• **Exercise details**
Without the pictures, return exactly the lines from the one with "Emit a component" through the one with "const SHIFT_Y = -13.5;". Both end lines belong in the copy.

Rows from a dataset of charts and code
[START]
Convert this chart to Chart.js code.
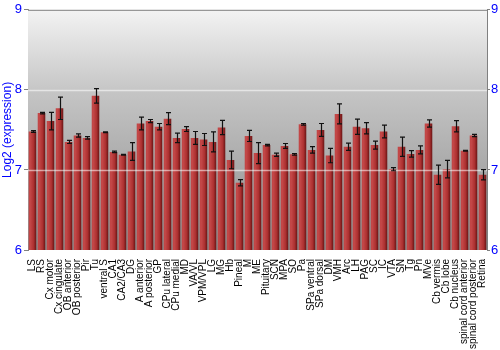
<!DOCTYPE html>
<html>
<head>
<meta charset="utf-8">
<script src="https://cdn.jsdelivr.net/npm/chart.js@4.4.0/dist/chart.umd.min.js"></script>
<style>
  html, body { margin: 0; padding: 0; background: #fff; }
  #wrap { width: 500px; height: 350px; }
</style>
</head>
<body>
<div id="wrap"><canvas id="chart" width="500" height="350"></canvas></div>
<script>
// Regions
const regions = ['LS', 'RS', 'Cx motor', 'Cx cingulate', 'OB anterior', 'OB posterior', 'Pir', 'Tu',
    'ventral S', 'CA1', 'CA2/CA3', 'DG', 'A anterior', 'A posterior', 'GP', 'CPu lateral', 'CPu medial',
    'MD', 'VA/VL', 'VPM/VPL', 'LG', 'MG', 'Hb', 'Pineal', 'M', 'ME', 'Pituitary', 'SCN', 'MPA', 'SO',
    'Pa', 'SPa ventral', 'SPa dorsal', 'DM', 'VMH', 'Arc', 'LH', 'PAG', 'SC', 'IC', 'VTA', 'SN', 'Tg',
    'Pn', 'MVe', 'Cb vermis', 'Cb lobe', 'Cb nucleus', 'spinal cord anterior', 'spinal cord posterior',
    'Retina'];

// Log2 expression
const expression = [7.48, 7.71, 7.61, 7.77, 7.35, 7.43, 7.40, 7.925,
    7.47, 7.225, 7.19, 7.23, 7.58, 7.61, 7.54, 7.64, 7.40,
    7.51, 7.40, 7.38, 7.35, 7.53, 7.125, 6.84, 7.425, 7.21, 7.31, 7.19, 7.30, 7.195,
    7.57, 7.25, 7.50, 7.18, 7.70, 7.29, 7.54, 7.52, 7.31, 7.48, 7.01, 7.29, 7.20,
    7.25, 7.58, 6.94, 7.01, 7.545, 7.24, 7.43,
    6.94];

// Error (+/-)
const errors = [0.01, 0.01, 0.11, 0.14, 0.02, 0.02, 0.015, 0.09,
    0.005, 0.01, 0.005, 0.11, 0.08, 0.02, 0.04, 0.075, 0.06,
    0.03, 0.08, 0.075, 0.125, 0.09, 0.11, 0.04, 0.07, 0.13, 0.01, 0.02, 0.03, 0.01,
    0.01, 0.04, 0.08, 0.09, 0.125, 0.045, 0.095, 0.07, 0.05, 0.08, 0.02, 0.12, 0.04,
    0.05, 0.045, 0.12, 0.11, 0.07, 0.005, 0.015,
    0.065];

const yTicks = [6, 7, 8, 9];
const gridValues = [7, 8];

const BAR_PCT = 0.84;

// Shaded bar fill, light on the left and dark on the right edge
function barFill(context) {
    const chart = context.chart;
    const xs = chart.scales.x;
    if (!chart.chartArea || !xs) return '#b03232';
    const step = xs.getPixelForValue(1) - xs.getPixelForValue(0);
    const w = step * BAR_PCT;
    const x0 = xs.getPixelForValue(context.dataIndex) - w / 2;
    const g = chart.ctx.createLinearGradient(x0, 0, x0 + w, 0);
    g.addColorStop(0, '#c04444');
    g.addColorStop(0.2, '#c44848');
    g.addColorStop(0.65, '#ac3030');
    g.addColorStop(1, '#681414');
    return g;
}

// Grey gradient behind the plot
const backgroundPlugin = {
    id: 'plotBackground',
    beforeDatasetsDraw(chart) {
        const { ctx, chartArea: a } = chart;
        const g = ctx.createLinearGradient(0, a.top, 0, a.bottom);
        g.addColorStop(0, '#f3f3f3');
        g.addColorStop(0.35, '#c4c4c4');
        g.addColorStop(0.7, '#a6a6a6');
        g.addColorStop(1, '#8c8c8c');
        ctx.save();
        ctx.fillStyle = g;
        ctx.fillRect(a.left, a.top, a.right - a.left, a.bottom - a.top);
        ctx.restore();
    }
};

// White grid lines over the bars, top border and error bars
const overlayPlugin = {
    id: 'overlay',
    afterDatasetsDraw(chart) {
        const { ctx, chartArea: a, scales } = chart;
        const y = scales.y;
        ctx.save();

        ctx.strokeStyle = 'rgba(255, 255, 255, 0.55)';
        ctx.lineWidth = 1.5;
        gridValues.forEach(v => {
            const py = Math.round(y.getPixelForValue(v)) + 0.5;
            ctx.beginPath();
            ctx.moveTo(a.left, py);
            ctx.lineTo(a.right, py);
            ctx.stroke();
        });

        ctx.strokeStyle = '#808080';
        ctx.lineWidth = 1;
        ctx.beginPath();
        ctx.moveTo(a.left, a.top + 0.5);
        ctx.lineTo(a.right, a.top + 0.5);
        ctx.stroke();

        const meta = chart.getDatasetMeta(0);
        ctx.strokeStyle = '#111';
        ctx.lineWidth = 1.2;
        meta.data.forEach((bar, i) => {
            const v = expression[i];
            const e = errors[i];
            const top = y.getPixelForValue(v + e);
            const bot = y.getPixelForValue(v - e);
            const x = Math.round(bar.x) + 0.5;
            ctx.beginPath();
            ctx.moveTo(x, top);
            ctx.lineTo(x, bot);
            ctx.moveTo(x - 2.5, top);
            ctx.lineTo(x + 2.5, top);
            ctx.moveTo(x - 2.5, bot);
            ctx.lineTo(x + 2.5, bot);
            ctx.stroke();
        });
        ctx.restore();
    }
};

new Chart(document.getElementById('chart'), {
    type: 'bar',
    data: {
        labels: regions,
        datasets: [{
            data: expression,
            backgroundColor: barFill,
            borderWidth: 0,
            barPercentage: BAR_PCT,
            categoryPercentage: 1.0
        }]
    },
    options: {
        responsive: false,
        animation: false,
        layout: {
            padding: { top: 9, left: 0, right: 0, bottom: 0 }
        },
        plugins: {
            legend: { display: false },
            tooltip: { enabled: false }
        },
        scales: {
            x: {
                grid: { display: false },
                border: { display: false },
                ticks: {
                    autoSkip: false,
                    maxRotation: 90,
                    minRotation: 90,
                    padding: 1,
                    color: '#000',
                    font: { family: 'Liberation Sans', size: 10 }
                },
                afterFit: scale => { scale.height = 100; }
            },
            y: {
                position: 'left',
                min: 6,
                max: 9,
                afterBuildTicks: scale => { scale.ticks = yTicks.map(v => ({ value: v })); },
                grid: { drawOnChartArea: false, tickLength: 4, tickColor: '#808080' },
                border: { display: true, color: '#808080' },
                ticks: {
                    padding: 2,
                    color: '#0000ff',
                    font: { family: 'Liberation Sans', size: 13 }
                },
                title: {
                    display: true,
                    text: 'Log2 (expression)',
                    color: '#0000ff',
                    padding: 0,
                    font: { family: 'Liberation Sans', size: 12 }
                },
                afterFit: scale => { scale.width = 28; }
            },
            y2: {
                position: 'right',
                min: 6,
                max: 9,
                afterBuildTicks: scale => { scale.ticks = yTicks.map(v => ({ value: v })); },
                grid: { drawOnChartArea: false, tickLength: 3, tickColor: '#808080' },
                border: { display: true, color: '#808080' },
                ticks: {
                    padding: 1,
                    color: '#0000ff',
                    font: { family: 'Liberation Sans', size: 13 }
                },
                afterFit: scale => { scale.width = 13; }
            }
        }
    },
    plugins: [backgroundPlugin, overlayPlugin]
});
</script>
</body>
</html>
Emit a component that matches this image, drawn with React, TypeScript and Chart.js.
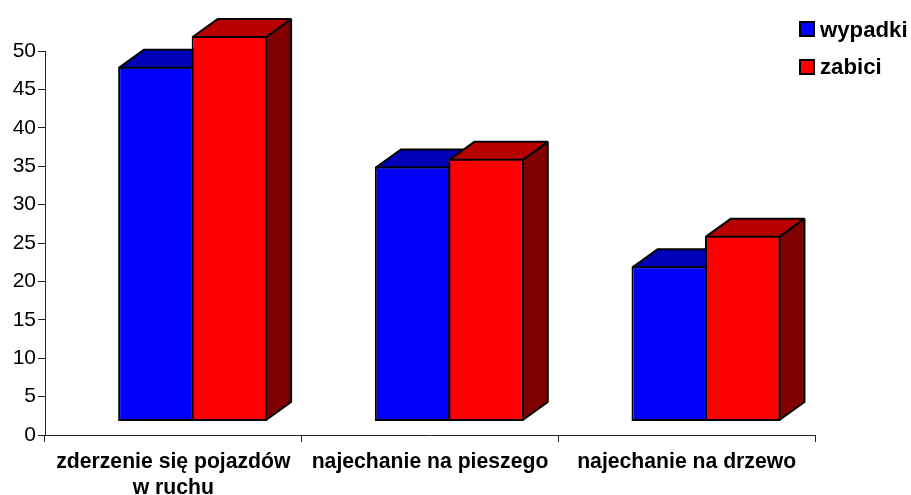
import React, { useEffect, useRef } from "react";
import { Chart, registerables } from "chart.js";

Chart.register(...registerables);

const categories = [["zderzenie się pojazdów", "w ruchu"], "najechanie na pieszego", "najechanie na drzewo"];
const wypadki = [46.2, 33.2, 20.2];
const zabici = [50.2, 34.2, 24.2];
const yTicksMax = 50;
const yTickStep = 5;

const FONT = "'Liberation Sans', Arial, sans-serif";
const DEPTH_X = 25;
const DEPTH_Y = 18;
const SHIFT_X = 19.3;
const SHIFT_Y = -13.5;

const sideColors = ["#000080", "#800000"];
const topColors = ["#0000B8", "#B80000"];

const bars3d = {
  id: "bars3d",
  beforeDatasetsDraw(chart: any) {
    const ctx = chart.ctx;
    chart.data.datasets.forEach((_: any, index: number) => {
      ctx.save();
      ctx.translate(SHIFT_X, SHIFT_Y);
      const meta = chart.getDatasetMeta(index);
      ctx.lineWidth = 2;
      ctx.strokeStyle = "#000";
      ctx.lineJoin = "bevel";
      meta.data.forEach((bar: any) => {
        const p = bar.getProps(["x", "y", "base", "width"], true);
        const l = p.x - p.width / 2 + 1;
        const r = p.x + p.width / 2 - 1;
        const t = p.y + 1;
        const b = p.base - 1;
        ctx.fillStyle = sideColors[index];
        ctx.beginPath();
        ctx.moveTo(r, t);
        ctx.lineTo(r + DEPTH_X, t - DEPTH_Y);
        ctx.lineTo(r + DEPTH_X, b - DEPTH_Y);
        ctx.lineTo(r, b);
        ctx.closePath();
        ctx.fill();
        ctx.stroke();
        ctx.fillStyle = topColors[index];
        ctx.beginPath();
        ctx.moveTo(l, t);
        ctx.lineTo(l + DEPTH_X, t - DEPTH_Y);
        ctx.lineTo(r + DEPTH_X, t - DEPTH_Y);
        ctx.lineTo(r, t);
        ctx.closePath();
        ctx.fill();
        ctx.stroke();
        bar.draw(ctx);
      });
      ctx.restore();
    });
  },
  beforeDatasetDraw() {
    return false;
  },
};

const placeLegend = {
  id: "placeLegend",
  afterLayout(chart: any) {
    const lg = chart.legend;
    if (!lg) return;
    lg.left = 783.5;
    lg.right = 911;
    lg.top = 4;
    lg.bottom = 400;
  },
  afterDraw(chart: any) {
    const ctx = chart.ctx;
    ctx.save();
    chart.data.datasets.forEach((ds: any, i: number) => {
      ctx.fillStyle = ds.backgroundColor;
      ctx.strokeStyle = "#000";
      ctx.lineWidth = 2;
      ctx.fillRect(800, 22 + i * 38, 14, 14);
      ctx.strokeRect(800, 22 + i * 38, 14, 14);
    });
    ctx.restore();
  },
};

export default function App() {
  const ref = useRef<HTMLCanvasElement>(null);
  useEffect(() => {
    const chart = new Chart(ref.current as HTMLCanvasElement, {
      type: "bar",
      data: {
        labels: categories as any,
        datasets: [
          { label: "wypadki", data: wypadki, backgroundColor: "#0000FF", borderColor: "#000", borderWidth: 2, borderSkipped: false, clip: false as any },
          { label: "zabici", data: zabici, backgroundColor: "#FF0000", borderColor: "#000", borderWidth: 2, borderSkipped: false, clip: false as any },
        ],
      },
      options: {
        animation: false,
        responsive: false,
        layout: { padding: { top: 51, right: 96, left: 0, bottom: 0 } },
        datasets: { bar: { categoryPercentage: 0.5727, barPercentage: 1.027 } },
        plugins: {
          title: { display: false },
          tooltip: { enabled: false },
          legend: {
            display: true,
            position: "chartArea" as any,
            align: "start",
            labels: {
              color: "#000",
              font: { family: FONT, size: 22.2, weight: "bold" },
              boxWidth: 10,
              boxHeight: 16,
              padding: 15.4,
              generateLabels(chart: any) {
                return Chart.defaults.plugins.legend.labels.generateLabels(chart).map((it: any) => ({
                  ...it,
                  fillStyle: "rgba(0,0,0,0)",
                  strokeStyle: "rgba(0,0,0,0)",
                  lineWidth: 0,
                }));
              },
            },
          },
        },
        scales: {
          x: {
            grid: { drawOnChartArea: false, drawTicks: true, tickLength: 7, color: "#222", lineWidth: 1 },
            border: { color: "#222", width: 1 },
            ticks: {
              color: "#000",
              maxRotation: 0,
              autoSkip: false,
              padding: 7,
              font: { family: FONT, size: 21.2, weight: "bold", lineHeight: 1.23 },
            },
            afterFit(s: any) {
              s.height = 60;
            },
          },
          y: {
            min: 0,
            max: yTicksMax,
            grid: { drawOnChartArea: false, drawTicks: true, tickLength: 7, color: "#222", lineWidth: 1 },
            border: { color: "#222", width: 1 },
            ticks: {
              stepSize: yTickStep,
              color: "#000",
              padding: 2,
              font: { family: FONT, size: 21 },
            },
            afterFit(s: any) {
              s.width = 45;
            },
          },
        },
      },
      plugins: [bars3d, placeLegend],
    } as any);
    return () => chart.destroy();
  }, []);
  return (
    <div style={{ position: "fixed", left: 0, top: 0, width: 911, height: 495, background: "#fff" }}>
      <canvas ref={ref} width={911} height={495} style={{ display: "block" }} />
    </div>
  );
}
[END]
• **Task result**
Emit a component that matches this image, drawn with React, TypeScript and Chart.js.
import React, { useEffect, useRef } from "react";
import { Chart, registerables } from "chart.js";

Chart.register(...registerables);

const categories = [["zderzenie się pojazdów", "w ruchu"], "najechanie na pieszego", "najechanie na drzewo"];
const wypadki = [46.2, 33.2, 20.2];
const zabici = [50.2, 34.2, 24.2];
const yTicksMax = 50;
const yTickStep = 5;

const FONT = "'Liberation Sans', Arial, sans-serif";
const DEPTH_X = 25;
const DEPTH_Y = 18;
const SHIFT_X = 19.3;
const SHIFT_Y = -13.5;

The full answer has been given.